Elsewhere, Matthias Goerne concludes his magnificent portrayal as a world-weary Wanderer, his textually detailed singing a real pleasure, even though it takes the engineers time to catch it properly on the microphones. Deborah Humble is a richly pleasing Erda, her full, dark tone a perfect match for Goerne. On the minus side, Werner Van Mechelen is a drab, woolly-toned Alberich and Falk Struckmann’s ludicrously OTT growlings as Fafner fail to compensate for his missing bottom notes. A more serious problem is Heidi Melton’s Brünnhilde. The American soprano made a fine Sieglinde as recently as 2017, but here she is unsteady in both tone and pitch.
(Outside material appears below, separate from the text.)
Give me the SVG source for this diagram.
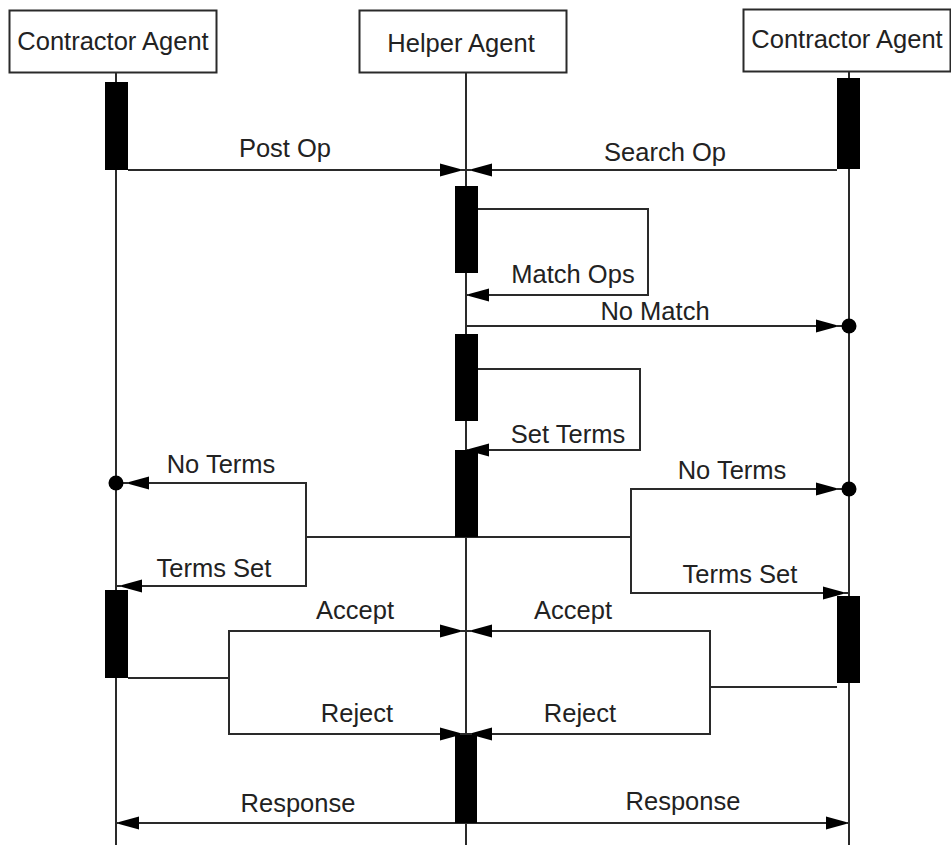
<svg xmlns="http://www.w3.org/2000/svg" width="951" height="845" viewBox="0 0 951 845">
<style>
.box{fill:#fff;stroke:#2a2a2a;stroke-width:2}
.life{fill:none;stroke:#2a2a2a;stroke-width:2}
.bar{fill:#000}
.msg{fill:none;stroke:#2a2a2a;stroke-width:2}
text{font-family:"Liberation Sans",Arial,sans-serif;font-size:25.5px;fill:#222;text-anchor:middle}
</style>
<defs>
<marker id="m6" viewBox="-40 -10 44 20" refX="0" refY="0" markerWidth="44" markerHeight="20" markerUnits="userSpaceOnUse" orient="auto">
<path d="M-26,-6.5 L-6,-1 L-6,1 L-26,6.5 Z" fill="#000"/>
</marker>
<marker id="m3" viewBox="-40 -10 44 20" refX="0" refY="0" markerWidth="44" markerHeight="20" markerUnits="userSpaceOnUse" orient="auto">
<path d="M-23,-6.5 L-3,-1 L-3,1 L-23,6.5 Z" fill="#000"/>
</marker>
<marker id="mc" viewBox="-40 -10 50 20" refX="0" refY="0" markerWidth="50" markerHeight="20" markerUnits="userSpaceOnUse" orient="auto">
<path d="M-33,-6.5 L-13,-1 L-13,1 L-33,6.5 Z" fill="#000"/>
<circle cx="0" cy="0" r="7.5" fill="#000"/>
</marker>
</defs>

<g id="lifelines">
<path class="life" d="M116 72 V845"/>
<path class="life" d="M466 72 V845"/>
<path class="life" d="M849 71 V845"/>
</g>

<g id="connectors">
<path class="msg" d="M128 170 H466" marker-end="url(#m6)"/>
<path class="msg" d="M837 170 H466" marker-end="url(#m6)"/>
<path class="msg" d="M478 209 H648 V295 H466" marker-end="url(#m3)"/>
<path class="msg" d="M466 326 H849" marker-end="url(#mc)"/>
<path class="msg" d="M478 369 H640 V450 H466" marker-end="url(#m3)"/>
<path class="msg" d="M306 537 H631"/>
<path class="msg" d="M306 537 V483 H116" marker-end="url(#mc)"/>
<path class="msg" d="M306 537 V586 H116" marker-end="url(#m6)"/>
<path class="msg" d="M631 537 V489 H849" marker-end="url(#mc)"/>
<path class="msg" d="M631 537 V593 H849" marker-end="url(#m6)"/>
<path class="msg" d="M128 678 H229 V631 H466" marker-end="url(#m6)"/>
<path class="msg" d="M229 678 V734 H466" marker-end="url(#m6)"/>
<path class="msg" d="M837 687 H710 V631 H466" marker-end="url(#m6)"/>
<path class="msg" d="M710 687 V734 H466" marker-end="url(#m6)"/>
<path class="msg" d="M466 823 H116" marker-end="url(#m3)"/>
<path class="msg" d="M466 823 H849" marker-end="url(#m3)"/>
</g>

<g id="contractor-left">
<rect class="box" x="9.5" y="10.5" width="207" height="62"/>
<text x="113" y="50">Contractor Agent</text>
<rect class="bar" x="105" y="82" width="23" height="88"/>
<rect class="bar" x="105" y="590" width="23" height="88"/>
</g>
<g id="helper">
<rect class="box" x="359.5" y="10.5" width="207" height="62"/>
<text x="461" y="52">Helper Agent</text>
<rect class="bar" x="455" y="186" width="23" height="87"/>
<rect class="bar" x="455" y="334" width="23" height="87"/>
<rect class="bar" x="455" y="450" width="23" height="87"/>
<rect class="bar" x="455" y="735" width="22" height="88"/>
</g>
<g id="contractor-right">
<rect class="box" x="743.5" y="9.5" width="207" height="62"/>
<text x="847" y="48">Contractor Agent</text>
<rect class="bar" x="837" y="78" width="23" height="91"/>
<rect class="bar" x="837" y="596" width="23" height="87"/>
</g>

<g id="labels">
<text x="285" y="157">Post Op</text>
<text x="665" y="161">Search Op</text>
<text x="573" y="283">Match Ops</text>
<text x="655" y="320">No Match</text>
<text x="568" y="443">Set Terms</text>
<text x="221" y="473">No Terms</text>
<text x="732" y="479">No Terms</text>
<text x="214" y="577">Terms Set</text>
<text x="740" y="583">Terms Set</text>
<text x="355" y="619">Accept</text>
<text x="573" y="619">Accept</text>
<text x="357" y="722">Reject</text>
<text x="580" y="722">Reject</text>
<text x="298" y="812">Response</text>
<text x="683" y="810">Response</text>
</g>
</svg>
Snatching at top notes, she sounds exhausted at the end as she settles on a brief, precarious high C.
Zweden’s steady hand paces the drama well – though slowing down for Ewig war ich does Melton no favours. He’s strongest when the score catches fire, less so when it’s at its most brooding (as in the Act II Prelude). The Hong Kong Phil is on fine form again, if not always as well caught by the Naxos engineers.